Work to be completed>
Leave out the pictures and retype only the lines from the opening line to the line that holds "300, 258, 217, 195, 172, 210, 255, 288]", both ends included.

** START **

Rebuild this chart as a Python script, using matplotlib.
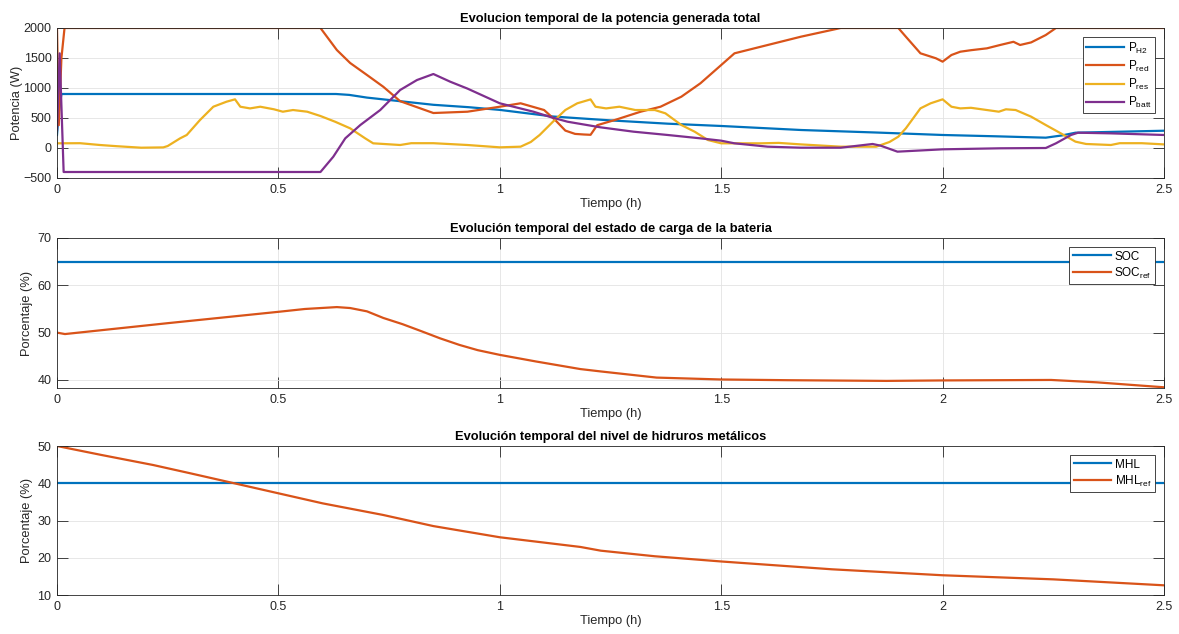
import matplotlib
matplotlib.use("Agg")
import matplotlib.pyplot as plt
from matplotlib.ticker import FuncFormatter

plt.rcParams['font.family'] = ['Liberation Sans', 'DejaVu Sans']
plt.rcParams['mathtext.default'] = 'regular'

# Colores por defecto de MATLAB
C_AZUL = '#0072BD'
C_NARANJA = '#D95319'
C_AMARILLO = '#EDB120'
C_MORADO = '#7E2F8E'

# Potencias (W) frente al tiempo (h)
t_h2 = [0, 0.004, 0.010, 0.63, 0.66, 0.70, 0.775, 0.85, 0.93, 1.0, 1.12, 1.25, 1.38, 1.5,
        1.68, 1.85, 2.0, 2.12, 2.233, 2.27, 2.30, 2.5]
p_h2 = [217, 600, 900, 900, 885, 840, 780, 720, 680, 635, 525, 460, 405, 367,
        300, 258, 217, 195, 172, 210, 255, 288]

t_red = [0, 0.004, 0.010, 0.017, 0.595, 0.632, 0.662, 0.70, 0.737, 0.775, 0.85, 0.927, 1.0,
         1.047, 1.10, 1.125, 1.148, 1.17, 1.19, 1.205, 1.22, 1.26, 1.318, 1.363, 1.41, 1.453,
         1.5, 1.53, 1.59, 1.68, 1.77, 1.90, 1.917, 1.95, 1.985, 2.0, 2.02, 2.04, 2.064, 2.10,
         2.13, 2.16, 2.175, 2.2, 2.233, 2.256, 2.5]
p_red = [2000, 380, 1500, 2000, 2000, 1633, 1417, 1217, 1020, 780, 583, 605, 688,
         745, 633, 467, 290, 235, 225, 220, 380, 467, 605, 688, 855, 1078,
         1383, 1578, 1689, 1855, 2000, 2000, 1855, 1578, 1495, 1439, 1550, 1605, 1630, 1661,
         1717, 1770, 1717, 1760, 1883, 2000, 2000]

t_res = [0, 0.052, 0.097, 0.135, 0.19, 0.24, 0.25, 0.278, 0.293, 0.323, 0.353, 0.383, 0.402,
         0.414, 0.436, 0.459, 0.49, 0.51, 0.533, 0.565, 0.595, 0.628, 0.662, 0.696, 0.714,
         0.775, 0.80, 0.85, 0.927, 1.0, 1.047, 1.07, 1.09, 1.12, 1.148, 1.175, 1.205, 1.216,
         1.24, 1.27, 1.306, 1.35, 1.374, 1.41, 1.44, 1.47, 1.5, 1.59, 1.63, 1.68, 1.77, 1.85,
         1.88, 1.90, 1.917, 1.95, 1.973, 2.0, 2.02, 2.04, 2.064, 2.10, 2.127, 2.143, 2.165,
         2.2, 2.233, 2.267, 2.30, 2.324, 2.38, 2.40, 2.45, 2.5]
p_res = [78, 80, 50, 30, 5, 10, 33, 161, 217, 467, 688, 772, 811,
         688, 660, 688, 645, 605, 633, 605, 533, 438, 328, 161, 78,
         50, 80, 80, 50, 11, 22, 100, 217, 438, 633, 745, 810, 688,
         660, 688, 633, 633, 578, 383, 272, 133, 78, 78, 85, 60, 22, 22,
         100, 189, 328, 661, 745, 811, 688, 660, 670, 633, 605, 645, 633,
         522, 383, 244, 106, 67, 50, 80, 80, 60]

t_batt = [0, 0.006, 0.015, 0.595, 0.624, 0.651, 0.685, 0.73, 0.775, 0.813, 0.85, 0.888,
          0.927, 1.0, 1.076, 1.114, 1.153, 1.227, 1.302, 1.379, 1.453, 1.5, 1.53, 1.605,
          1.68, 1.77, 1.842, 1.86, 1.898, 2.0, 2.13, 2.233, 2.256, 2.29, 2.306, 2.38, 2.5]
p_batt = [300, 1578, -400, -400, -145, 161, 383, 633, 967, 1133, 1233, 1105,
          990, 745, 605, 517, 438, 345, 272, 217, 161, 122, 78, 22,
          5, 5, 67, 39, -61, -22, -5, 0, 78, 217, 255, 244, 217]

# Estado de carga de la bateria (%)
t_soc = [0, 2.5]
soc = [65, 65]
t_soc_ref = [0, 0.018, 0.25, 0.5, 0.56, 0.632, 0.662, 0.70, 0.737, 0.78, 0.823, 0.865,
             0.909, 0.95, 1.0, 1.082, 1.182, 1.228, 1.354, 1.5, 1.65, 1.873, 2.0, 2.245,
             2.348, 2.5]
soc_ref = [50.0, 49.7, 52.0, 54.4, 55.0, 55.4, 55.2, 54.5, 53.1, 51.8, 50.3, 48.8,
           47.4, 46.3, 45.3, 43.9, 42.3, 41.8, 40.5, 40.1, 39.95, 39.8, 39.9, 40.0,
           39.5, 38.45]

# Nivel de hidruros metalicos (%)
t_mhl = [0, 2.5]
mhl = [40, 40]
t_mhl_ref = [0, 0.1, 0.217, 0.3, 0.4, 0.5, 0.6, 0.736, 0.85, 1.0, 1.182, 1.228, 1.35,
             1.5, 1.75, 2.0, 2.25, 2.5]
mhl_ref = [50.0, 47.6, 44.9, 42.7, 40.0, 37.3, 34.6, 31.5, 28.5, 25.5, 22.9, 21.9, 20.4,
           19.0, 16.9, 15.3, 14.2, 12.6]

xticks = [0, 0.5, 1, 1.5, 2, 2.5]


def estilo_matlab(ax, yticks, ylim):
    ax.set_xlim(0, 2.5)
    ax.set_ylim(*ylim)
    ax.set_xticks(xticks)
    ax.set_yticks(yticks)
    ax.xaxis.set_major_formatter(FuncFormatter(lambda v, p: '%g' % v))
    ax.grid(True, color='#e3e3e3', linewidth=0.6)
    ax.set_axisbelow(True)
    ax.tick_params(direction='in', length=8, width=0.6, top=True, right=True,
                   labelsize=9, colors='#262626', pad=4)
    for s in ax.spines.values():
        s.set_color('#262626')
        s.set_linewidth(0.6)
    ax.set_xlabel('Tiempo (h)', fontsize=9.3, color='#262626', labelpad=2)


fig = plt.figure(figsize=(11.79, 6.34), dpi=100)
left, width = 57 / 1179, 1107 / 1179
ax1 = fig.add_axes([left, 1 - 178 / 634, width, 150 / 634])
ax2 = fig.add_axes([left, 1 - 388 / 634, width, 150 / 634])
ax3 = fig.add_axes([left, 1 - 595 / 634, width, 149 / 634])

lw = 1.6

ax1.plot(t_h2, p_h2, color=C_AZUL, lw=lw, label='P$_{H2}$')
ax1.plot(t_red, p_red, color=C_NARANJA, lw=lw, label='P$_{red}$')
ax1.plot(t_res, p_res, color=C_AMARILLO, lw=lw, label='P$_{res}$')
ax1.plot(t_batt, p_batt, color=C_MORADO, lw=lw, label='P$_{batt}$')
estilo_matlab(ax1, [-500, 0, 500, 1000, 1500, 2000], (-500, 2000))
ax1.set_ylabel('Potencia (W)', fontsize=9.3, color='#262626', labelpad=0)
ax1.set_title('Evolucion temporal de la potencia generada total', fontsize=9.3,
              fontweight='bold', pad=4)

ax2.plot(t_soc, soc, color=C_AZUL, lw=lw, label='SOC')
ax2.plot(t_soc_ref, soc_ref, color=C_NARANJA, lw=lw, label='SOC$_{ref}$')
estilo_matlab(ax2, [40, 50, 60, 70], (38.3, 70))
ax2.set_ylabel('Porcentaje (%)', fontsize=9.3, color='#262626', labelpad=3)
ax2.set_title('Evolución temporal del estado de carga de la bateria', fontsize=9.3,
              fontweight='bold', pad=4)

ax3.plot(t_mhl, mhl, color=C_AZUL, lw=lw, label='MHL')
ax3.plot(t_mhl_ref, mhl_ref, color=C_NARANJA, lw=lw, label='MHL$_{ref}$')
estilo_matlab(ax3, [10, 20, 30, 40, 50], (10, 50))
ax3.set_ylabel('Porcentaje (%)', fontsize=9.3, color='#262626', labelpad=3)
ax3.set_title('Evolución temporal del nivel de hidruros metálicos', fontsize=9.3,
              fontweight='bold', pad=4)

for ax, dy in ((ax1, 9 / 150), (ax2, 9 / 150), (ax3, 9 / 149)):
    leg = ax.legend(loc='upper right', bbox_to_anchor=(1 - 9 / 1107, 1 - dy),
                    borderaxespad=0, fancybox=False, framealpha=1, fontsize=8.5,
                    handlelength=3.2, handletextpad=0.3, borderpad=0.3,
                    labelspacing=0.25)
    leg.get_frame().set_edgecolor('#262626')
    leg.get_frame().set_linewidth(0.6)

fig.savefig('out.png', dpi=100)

** END **

Completed task>
Rebuild this chart as a Python script, using matplotlib.
import matplotlib
matplotlib.use("Agg")
import matplotlib.pyplot as plt
from matplotlib.ticker import FuncFormatter

plt.rcParams['font.family'] = ['Liberation Sans', 'DejaVu Sans']
plt.rcParams['mathtext.default'] = 'regular'

# Colores por defecto de MATLAB
C_AZUL = '#0072BD'
C_NARANJA = '#D95319'
C_AMARILLO = '#EDB120'
C_MORADO = '#7E2F8E'

# Potencias (W) frente al tiempo (h)
t_h2 = [0, 0.004, 0.010, 0.63, 0.66, 0.70, 0.775, 0.85, 0.93, 1.0, 1.12, 1.25, 1.38, 1.5,
        1.68, 1.85, 2.0, 2.12, 2.233, 2.27, 2.30, 2.5]
p_h2 = [217, 600, 900, 900, 885, 840, 780, 720, 680, 635, 525, 460, 405, 367,
        300, 258, 217, 195, 172, 210, 255, 288]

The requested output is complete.